> Exercise description
Copy exactly the lines from the start of the material through the line with "from matplotlib.ticker import FuncFormatter". Pictures stay out of the copy.
─── Data segment
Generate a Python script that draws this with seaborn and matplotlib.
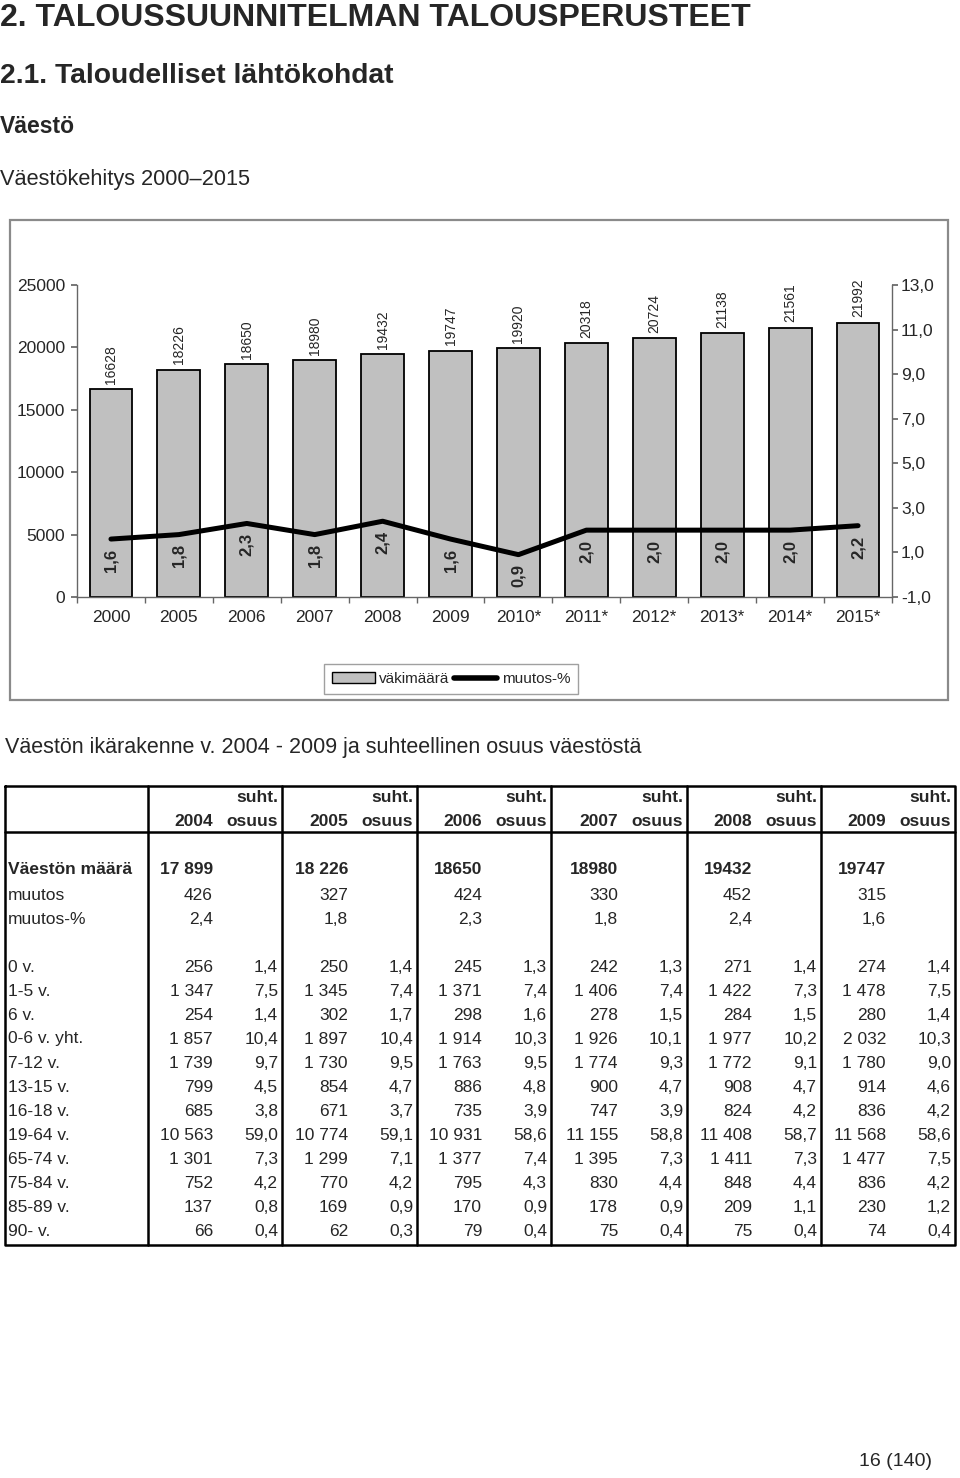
import numpy as np
import pandas as pd
import matplotlib
matplotlib.use("Agg")
import matplotlib.pyplot as plt
import seaborn as sns
from matplotlib.patches import Rectangle, Patch
from matplotlib.lines import Line2D
from matplotlib.ticker import FuncFormatter

# ===========================
# 1. DATA
# ===========================
vuodet = ["2000", "2005", "2006", "2007", "2008", "2009",
          "2010*", "2011*", "2012*", "2013*", "2014*", "2015*"]
vakimaara = [16628, 18226, 18650, 18980, 19432, 19747,
             19920, 20318, 20724, 21138, 21561, 21992]
muutos_pros = [1.6, 1.8, 2.3, 1.8, 2.4, 1.6, 0.9, 2.0, 2.0, 2.0, 2.0, 2.2]

taulu_vuodet = ["2004", "2005", "2006", "2007", "2008", "2009"]
vaeston_maara = ["17 899", "18 226", "18650", "18980", "19432", "19747"]
muutos = [426, 327, 424, 330, 452, 315]
muutos_pct = [2.4, 1.8, 2.3, 1.8, 2.4, 1.6]

ikaryhmat = ["0 v.", "1-5 v.", "6 v.", "0-6 v. yht.", "7-12 v.", "13-15 v.",
             "16-18 v.", "19-64 v.", "65-74 v.", "75-84 v.", "85-89 v.", "90- v."]
# rivit = ikäryhmät, sarakkeet = vuodet 2004-2009
ika_maara = [
    [256, 250, 245, 242, 271, 274],
    [1347, 1345, 1371, 1406, 1422, 1478],
    [254, 302, 298, 278, 284, 280],
    [1857, 1897, 1914, 1926, 1977, 2032],
    [1739, 1730, 1763, 1774, 1772, 1780],
    [799, 854, 886, 900, 908, 914],
    [685, 671, 735, 747, 824, 836],
    [10563, 10774, 10931, 11155, 11408, 11568],
    [1301, 1299, 1377, 1395, 1411, 1477],
    [752, 770, 795, 830, 848, 836],
    [137, 169, 170, 178, 209, 230],
    [66, 62, 79, 75, 75, 74],
]
ika_osuus = [
    [1.4, 1.4, 1.3, 1.3, 1.4, 1.4],
    [7.5, 7.4, 7.4, 7.4, 7.3, 7.5],
    [1.4, 1.7, 1.6, 1.5, 1.5, 1.4],
    [10.4, 10.4, 10.3, 10.1, 10.2, 10.3],
    [9.7, 9.5, 9.5, 9.3, 9.1, 9.0],
    [4.5, 4.7, 4.8, 4.7, 4.7, 4.6],
    [3.8, 3.7, 3.9, 3.9, 4.2, 4.2],
    [59.0, 59.1, 58.6, 58.8, 58.7, 58.6],
    [7.3, 7.1, 7.4, 7.3, 7.3, 7.5],
    [4.2, 4.2, 4.3, 4.4, 4.4, 4.2],
    [0.8, 0.9, 0.9, 0.9, 1.1, 1.2],
    [0.4, 0.3, 0.4, 0.4, 0.4, 0.4],
]


def pilkku(x):
    return f"{x:.1f}".replace(".", ",")


def tuhannet(n):
    return f"{n:,}".replace(",", " ")


# ===========================
# 2. FIGURE
# ===========================
W, H = 960, 1478
sns.set_theme(style="white")
plt.rcParams["font.family"] = ["Liberation Sans", "DejaVu Sans"]
fig = plt.figure(figsize=(W / 100, H / 100), dpi=100)
fig.patch.set_facecolor("white")


def fx(px):
    return px / W


def fy(py):
    return 1 - py / H


AXIS_COL = "#666666"

# chart frame
fig.patches.append(Rectangle((fx(10), fy(700)), fx(938), (700 - 220) / H,
                             transform=fig.transFigure, fill=False,
                             edgecolor="#8a8a8a", lw=1.6))

# ===========================
# 3. PYLVÄÄT + VIIVA
# ===========================
x0, x1, y0, y1 = 77, 892, 285, 597
ax = fig.add_axes([fx(x0), fy(y1), (x1 - x0) / W, (y1 - y0) / H])
df = pd.DataFrame({"vuosi": vuodet, "vakimaara": vakimaara})
sns.barplot(data=df, x="vuosi", y="vakimaara", color="#c0c0c0", saturation=1,
            edgecolor="black", linewidth=1.3, width=0.63, ax=ax)
ax.set_ylim(0, 25000)
ax.set_xlim(-0.5, len(vuodet) - 0.5)
ax.set_yticks(range(0, 25001, 5000))
ax.set_xlabel("")
ax.set_ylabel("")
ax.bar_label(ax.containers[0], labels=[str(v) for v in vakimaara],
             rotation=90, padding=4, fontsize=10)
ax.set_xticks(np.arange(-0.5, len(vuodet), 1), minor=True)
ax.tick_params(axis="x", which="major", length=0, labelsize=12.5, pad=9)
ax.tick_params(axis="x", which="minor", length=4.5, direction="out",
               color=AXIS_COL, width=1, bottom=True)
ax.tick_params(axis="y", length=4.5, direction="out", color=AXIS_COL,
               labelsize=12.5, pad=4, left=True)
for s in ["top", "right"]:
    ax.spines[s].set_visible(False)
for s in ["left", "bottom"]:
    ax.spines[s].set_color(AXIS_COL)
    ax.spines[s].set_linewidth(1)
ax.set_facecolor("none")

ax2 = ax.twinx()
sns.lineplot(x=np.arange(len(vuodet)), y=muutos_pros, ax=ax2,
             color="black", lw=3.6)
ax2.set_ylim(-1, 13)
ax2.set_yticks(np.arange(-1, 14, 2))
ax2.yaxis.set_major_formatter(FuncFormatter(lambda v, p: pilkku(v)))
ax2.tick_params(axis="y", length=4.5, direction="out", color=AXIS_COL,
                labelsize=12.5, pad=2, right=True)
for s in ["top", "left", "bottom"]:
    ax2.spines[s].set_visible(False)
ax2.spines["right"].set_color(AXIS_COL)
ax2.spines["right"].set_linewidth(1)
ax2.set_ylabel("")
ax2.grid(False)
for i, v in enumerate(muutos_pros):
    ax2.annotate(pilkku(v), (i, v), xytext=(0, -7), textcoords="offset points",
                 rotation=90, ha="center", va="top", fontsize=12,
                 fontweight="bold")

leg = fig.legend(handles=[Patch(facecolor="#c0c0c0", edgecolor="black",
                                lw=1, label="väkimäärä"),
                          Line2D([], [], color="black", lw=4, label="muutos-%")],
                 loc="center", bbox_to_anchor=(fx(451), fy(679)), ncol=2,
                 frameon=True, fancybox=False, edgecolor="#888888",
                 fontsize=11, handlelength=2.8, handletextpad=0.3,
                 columnspacing=0.3, borderpad=0.5)
leg.get_frame().set_linewidth(1)

# ===========================
# 4. OTSIKOT + TAULUKKO
# ===========================
tx = fig.add_axes([0, 0, 1, 1])
tx.set_xlim(0, W)
tx.set_ylim(H, 0)
tx.axis("off")

tx.text(0, 26, "2. TALOUSSUUNNITELMAN TALOUSPERUSTEET", fontsize=23,
        fontweight="bold", va="baseline", ha="left")
tx.text(0, 83, "2.1. Taloudelliset lähtökohdat", fontsize=20.3,
        fontweight="bold", va="baseline", ha="left")
tx.text(0, 133, "Väestö", fontsize=16.5, fontweight="bold", va="baseline")
tx.text(0, 185, "Väestökehitys 2000–2015", fontsize=15.7, va="baseline")
tx.text(5, 753, "Väestön ikärakenne v. 2004 - 2009 ja suhteellinen osuus väestöstä",
        fontsize=15.5, va="baseline")
tx.text(932, 1466, "16 (140)", fontsize=14, ha="right", va="baseline")

# taulukon viivat
T_TOP, T_HEAD, T_BOT, T_LEFT = 786, 832, 1245, 5
ryhma_oikea = [282, 417, 551, 687, 821, 955]
LW = 1.8
tx.plot([T_LEFT, 955, 955, T_LEFT, T_LEFT], [T_TOP, T_TOP, T_BOT, T_BOT, T_TOP],
        color="black", lw=LW)
tx.plot([T_LEFT, 955], [T_HEAD, T_HEAD], color="black", lw=LW)
for gx in [148] + ryhma_oikea[:-1]:
    tx.plot([gx, gx], [T_TOP, T_BOT], color="black", lw=LW)

FS = 12.5
for j, yr in enumerate(taulu_vuodet):
    nr = ryhma_oikea[j] - 69
    orr = ryhma_oikea[j] - 4
    tx.text(orr, 797, "suht.", fontsize=FS, fontweight="bold", ha="right", va="center")
    tx.text(orr, 822, "osuus", fontsize=FS, fontweight="bold", ha="right", va="center")
    tx.text(nr, 822, yr, fontsize=FS, fontweight="bold", ha="right", va="center")
    tx.text(nr, 870, vaeston_maara[j], fontsize=FS, fontweight="bold", ha="right", va="center")
    tx.text(nr, 895, str(muutos[j]), fontsize=FS, ha="right", va="center")
    tx.text(nr, 919, pilkku(muutos_pct[j]), fontsize=FS, ha="right", va="center")
    for r in range(len(ikaryhmat)):
        yy = 967 + 24 * r
        tx.text(nr, yy, tuhannet(ika_maara[r][j]), fontsize=FS, ha="right", va="center")
        tx.text(orr, yy, pilkku(ika_osuus[r][j]), fontsize=FS, ha="right", va="center")

tx.text(8, 870, "Väestön määrä", fontsize=FS, fontweight="bold", va="center")
tx.text(8, 895, "muutos", fontsize=FS, va="center")
tx.text(8, 919, "muutos-%", fontsize=FS, va="center")
for r, lab in enumerate(ikaryhmat):
    tx.text(8, 967 + 24 * r, lab, fontsize=FS, va="center")

fig.savefig("out.png", dpi=100, facecolor="white")
plt.close(fig)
──────
> Answer below
Generate a Python script that draws this with seaborn and matplotlib.
import numpy as np
import pandas as pd
import matplotlib
matplotlib.use("Agg")
import matplotlib.pyplot as plt
import seaborn as sns
from matplotlib.patches import Rectangle, Patch
from matplotlib.lines import Line2D
from matplotlib.ticker import FuncFormatter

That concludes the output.